If there was any doubt which sport he would choose, it was made easier when the Falcao family moved to Bogota. Despite Millonarios and Santa Fe showing interest in the 10-year-old kid, he went to play at the Fair Play academy Lanceros de Boyaca, now known as Patriotas Boyaca. An old football colleague of his father owned the academy and he started his pro career surprisingly soon after. In the 1999-2000 season Lanceros registered Falcao for the league and on August 28, 1999 – Falcao was only 13 years old – he debuted in the second tier of the Colombian league.
At first he wasn’t very popular among his teammates; they felt offended that such a young player was with them. But he overcame the criticism when they saw that he was a positive asset for the team. He went on to play eight matches for the club at which he also scored his first professional goal.
When he first arrived in Bogota, Falcao went several times with his father to football matches in the city and although his dad took him to watch both Santa Fe and Millonarios, Falcao immediately became a big fan of ‘The Blues’, so when the club contacted him again he took the step and went to play in the capital.
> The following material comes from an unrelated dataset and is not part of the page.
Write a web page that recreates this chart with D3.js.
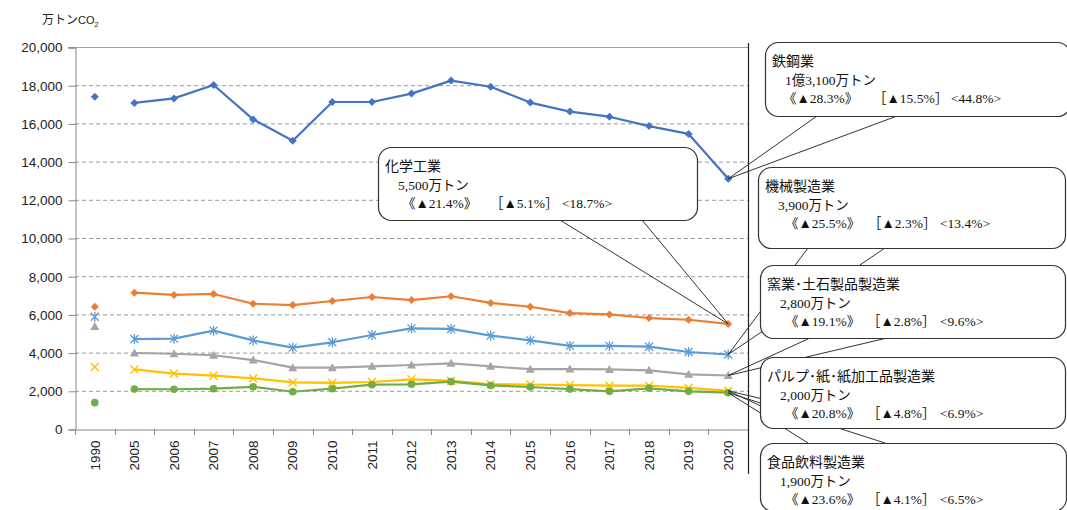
<!DOCTYPE html>
<html>
<head>
<meta charset="utf-8">
<script src="https://cdn.jsdelivr.net/npm/d3@7"></script>
<style>
  html, body { margin: 0; padding: 0; background: #fff; }
  svg { display: block; }
</style>
</head>
<body>
<svg id="chart" width="1067" height="510"></svg>
<script>
// 業種別 CO2 排出量の推移（万トンCO2）
const years = ["1990","2005","2006","2007","2008","2009","2010","2011","2012","2013","2014","2015","2016","2017","2018","2019","2020"];
const yTicks = [0, 2000, 4000, 6000, 8000, 10000, 12000, 14000, 16000, 18000, 20000];

const steel     = [17400, 17070, 17310, 18010, 16210, 15090, 17120, 17120, 17560, 18240, 17920, 17090, 16620, 16350, 15860, 15450, 13100];
const chemical  = [6400, 7140, 7020, 7070, 6560, 6490, 6700, 6910, 6750, 6950, 6600, 6400, 6070, 6000, 5810, 5720, 5500];
const machinery = [5880, 4710, 4730, 5150, 4640, 4260, 4540, 4920, 5270, 5240, 4890, 4640, 4350, 4350, 4310, 4030, 3900];
const ceramics  = [5360, 3980, 3940, 3860, 3610, 3210, 3210, 3280, 3350, 3440, 3280, 3130, 3140, 3120, 3070, 2860, 2800];
const pulp      = [3250, 3120, 2900, 2790, 2650, 2440, 2410, 2460, 2600, 2530, 2340, 2330, 2300, 2270, 2270, 2150, 2000];
const food      = [1380, 2090, 2080, 2110, 2210, 1950, 2110, 2320, 2340, 2480, 2280, 2200, 2090, 1970, 2130, 1970, 1900];

const seriesNames = ["鉄鋼業", "化学工業", "機械製造業", "窯業･土石製品製造業", "パルプ･紙･紙加工品製造業", "食品飲料製造業"];
const seriesValues = [steel, chemical, machinery, ceramics, pulp, food];
const amountLabels = ["1億3,100万トン", "5,500万トン", "3,900万トン", "2,800万トン", "2,000万トン", "1,900万トン"];
const changeVs1990 = ["《▲28.3%》", "《▲21.4%》", "《▲25.5%》", "《▲19.1%》", "《▲20.8%》", "《▲23.6%》"];
const changeVsPrev = ["［▲15.5%］", "［▲5.1%］", "［▲2.3%］", "［▲2.8%］", "［▲4.8%］", "［▲4.1%］"];
const shareLabels  = ["<44.8%>", "<18.7%>", "<13.4%>", "<9.6%>", "<6.9%>", "<6.5%>"];

// 描画スタイル
const colors  = ["#4472C4", "#ED7D31", "#5B9BD5", "#A5A5A5", "#FFC000", "#70AD47"];
const markers = ["diamond", "diamond", "asterisk", "triangle", "cross", "circle"];

// 吹き出しの配置: [left, top, width, height], 引き出し線の基点 (box-left からのオフセット) と辺,
// 3 行目の各項目の x オフセット
const calloutBoxes = [
  { box: [765, 42, 305, 74],  base: [52, 132],  edge: "bottom", cols: [18, 108, 186] },
  { box: [378, 147, 319, 73], base: [182, 264], edge: "bottom", cols: [24, 112, 184] },
  { box: [758, 167, 307, 81], base: [50, 127],  edge: "bottom", cols: [27, 110, 182] },
  { box: [760, 265, 305, 73], base: [50, 127],  edge: "bottom", cols: [25, 107, 180] },
  { box: [760, 357, 305, 71], base: [48, 125],  edge: "bottom", cols: [25, 107, 180] },
  { box: [760, 443, 306, 68], base: [48, 125],  edge: "top",    cols: [25, 107, 180] }
];

const svg = d3.select("#chart");
const plot = { left: 75, right: 748, top: 47, bottom: 429 };

const x = d3.scaleBand().domain(years).range([plot.left, plot.right]).paddingInner(0).paddingOuter(0);
const cx = d => x(d) + x.bandwidth() / 2;
const y = d3.scaleLinear().domain([0, 20000]).range([plot.bottom, plot.top]);

const axisFont = "'Liberation Sans', Arial, sans-serif";

// 単位
const unit = svg.append("text")
  .attr("x", 42).attr("y", 24)
  .attr("font-family", "'Noto Sans CJK JP', sans-serif")
  .attr("font-size", 12).attr("fill", "#222");
unit.append("tspan").text("万トン");
unit.append("tspan").attr("font-family", axisFont).attr("font-size", 11).text("CO");
unit.append("tspan").attr("font-family", axisFont).attr("font-size", 7).attr("dy", 3).text("2");

// 目盛線
svg.append("g").selectAll("line")
  .data(yTicks.filter(t => t > 0 && t < 20000))
  .join("line")
  .attr("x1", plot.left).attr("x2", plot.right)
  .attr("y1", d => y(d) + 0.5).attr("y2", d => y(d) + 0.5)
  .attr("stroke", "#9a9a9a").attr("stroke-width", 1)
  .attr("stroke-dasharray", "4,3");

// 上辺
svg.append("line")
  .attr("x1", plot.left - 7).attr("x2", plot.right)
  .attr("y1", y(20000) + 0.5).attr("y2", y(20000) + 0.5)
  .attr("stroke", "#a0a0a0");

// Y 軸
const yAxis = d3.axisLeft(y).tickValues(yTicks).tickSize(7).tickPadding(6)
  .tickFormat(d3.format(","));
const gy = svg.append("g").attr("transform", `translate(${plot.left + 0.5},0.5)`).call(yAxis);
gy.select(".domain").attr("stroke", "#868686");
gy.selectAll(".tick line").attr("stroke", "#868686");
gy.selectAll(".tick text").attr("font-family", axisFont).attr("font-size", 13.5).attr("fill", "#222");

// X 軸
const xAxis = d3.axisBottom(x).tickSize(0).tickSizeOuter(0);
const gx = svg.append("g").attr("transform", `translate(0,${plot.bottom + 0.5})`).call(xAxis);
gx.select(".domain").attr("stroke", "#868686");
gx.selectAll(".tick text")
  .attr("font-family", axisFont).attr("font-size", 13.5).attr("fill", "#222")
  .attr("transform", "rotate(-90)")
  .attr("text-anchor", "end")
  .attr("x", -11).attr("y", 0).attr("dy", "0.35em");
// カテゴリ境界の目盛
svg.append("g").selectAll("line")
  .data(years.concat(["_end"]))
  .join("line")
  .attr("x1", (d, i) => Math.round(plot.left + i * x.bandwidth()) + 0.5)
  .attr("x2", (d, i) => Math.round(plot.left + i * x.bandwidth()) + 0.5)
  .attr("y1", plot.bottom).attr("y2", plot.bottom + 6)
  .attr("stroke", "#868686");

// 右枠
svg.append("line")
  .attr("x1", plot.right + 0.5).attr("x2", plot.right + 0.5)
  .attr("y1", 43).attr("y2", 474)
  .attr("stroke", "#222").attr("stroke-width", 1.2);

// 系列の折れ線と マーカー
const line = d3.line().x(d => cx(d.year)).y(d => y(d.v));

function drawMarker(g, type, color, px, py) {
  if (type === "diamond") {
    g.append("path").attr("d", `M${px},${py - 4}L${px + 4},${py}L${px},${py + 4}L${px - 4},${py}Z`).attr("fill", color);
  } else if (type === "circle") {
    g.append("circle").attr("cx", px).attr("cy", py).attr("r", 3.8).attr("fill", color);
  } else if (type === "triangle") {
    g.append("path").attr("d", `M${px},${py - 4.5}L${px + 4.5},${py + 3.5}L${px - 4.5},${py + 3.5}Z`).attr("fill", color);
  } else if (type === "cross") {
    g.append("path").attr("d", `M${px - 4},${py - 4}L${px + 4},${py + 4}M${px - 4},${py + 4}L${px + 4},${py - 4}`)
      .attr("stroke", color).attr("stroke-width", 1.4).attr("fill", "none");
  } else if (type === "asterisk") {
    g.append("path").attr("d", `M${px - 4},${py - 4}L${px + 4},${py + 4}M${px - 4},${py + 4}L${px + 4},${py - 4}M${px},${py - 5}L${px},${py + 5}`)
      .attr("stroke", color).attr("stroke-width", 1.3).attr("fill", "none");
  }
}

seriesValues.forEach((vals, si) => {
  const pts = years.map((yr, i) => ({ year: yr, v: vals[i] }));
  const g = svg.append("g");
  // 1990 年は単独点, 2005 年以降を線で結ぶ
  g.append("path")
    .datum(pts.slice(1))
    .attr("d", line)
    .attr("fill", "none")
    .attr("stroke", colors[si])
    .attr("stroke-width", 2.2)
    .attr("stroke-linejoin", "round");
  pts.forEach(p => drawMarker(g, markers[si], colors[si], cx(p.year), y(p.v)));
});

// 吹き出し: 引き出し線
const lastYear = years[years.length - 1];
const leaders = svg.append("g");
calloutBoxes.forEach((c, i) => {
  const [bx, by, bw, bh] = c.box;
  const ey = c.edge === "bottom" ? by + bh : by;
  const tx = cx(lastYear), ty = y(seriesValues[i][years.length - 1]);
  c.base.forEach(off => {
    leaders.append("line")
      .attr("x1", bx + off).attr("y1", ey)
      .attr("x2", tx).attr("y2", ty)
      .attr("stroke", "#333").attr("stroke-width", 1);
  });
});

// 吹き出し: 本体と文字
const serif = "'Liberation Serif', 'Times New Roman', 'Noto Sans CJK JP', serif";
const sans = "'Noto Sans CJK JP', sans-serif";
calloutBoxes.forEach((c, i) => {
  const [bx, by, bw, bh] = c.box;
  const g = svg.append("g");
  g.append("rect")
    .attr("x", bx + 0.5).attr("y", by + 0.5).attr("width", bw).attr("height", bh)
    .attr("rx", 13).attr("ry", 13)
    .attr("fill", "#fff").attr("stroke", "#333").attr("stroke-width", 1.2);
  g.append("text")
    .attr("x", bx + 7).attr("y", by + 24)
    .attr("font-family", sans).attr("font-size", 14).attr("fill", "#111")
    .text(seriesNames[i]);
  g.append("text")
    .attr("x", bx + 20).attr("y", by + 43)
    .attr("font-family", serif).attr("font-size", 13.5).attr("fill", "#111")
    .text(amountLabels[i]);
  const t3 = by + 61;
  [changeVs1990[i], changeVsPrev[i], shareLabels[i]].forEach((s, k) => {
    g.append("text")
      .attr("x", bx + c.cols[k]).attr("y", t3)
      .attr("font-family", serif).attr("font-size", 13.5).attr("fill", "#111")
      .text(s);
  });
});
</script>
</body>
</html>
He played less than one year for Millonarios, during which he never made it further than the reserves. River Plate came to Colombia for him and in the summer he made the move to Argentina. The footballer nowadays known as ‘El Tigre’ got his nickname in Argentina – in a local youth tournament the player of the round was crowned with the “El Tigre de Esso” award and “because he won it so often they started teasing him with that name,” recalls Gonzalo Ludueña, his teammate from that period, in an interview with the Spanish AS newspaper.
A whole bunch of other injuries delayed his debut until 2005, but he came back with a vengeance, scoring seven goals in his first seven matches, kicking off a successful career. Having just signed for ‘The Red Devils’, he has the difficult task of bringing them back to the top of the table.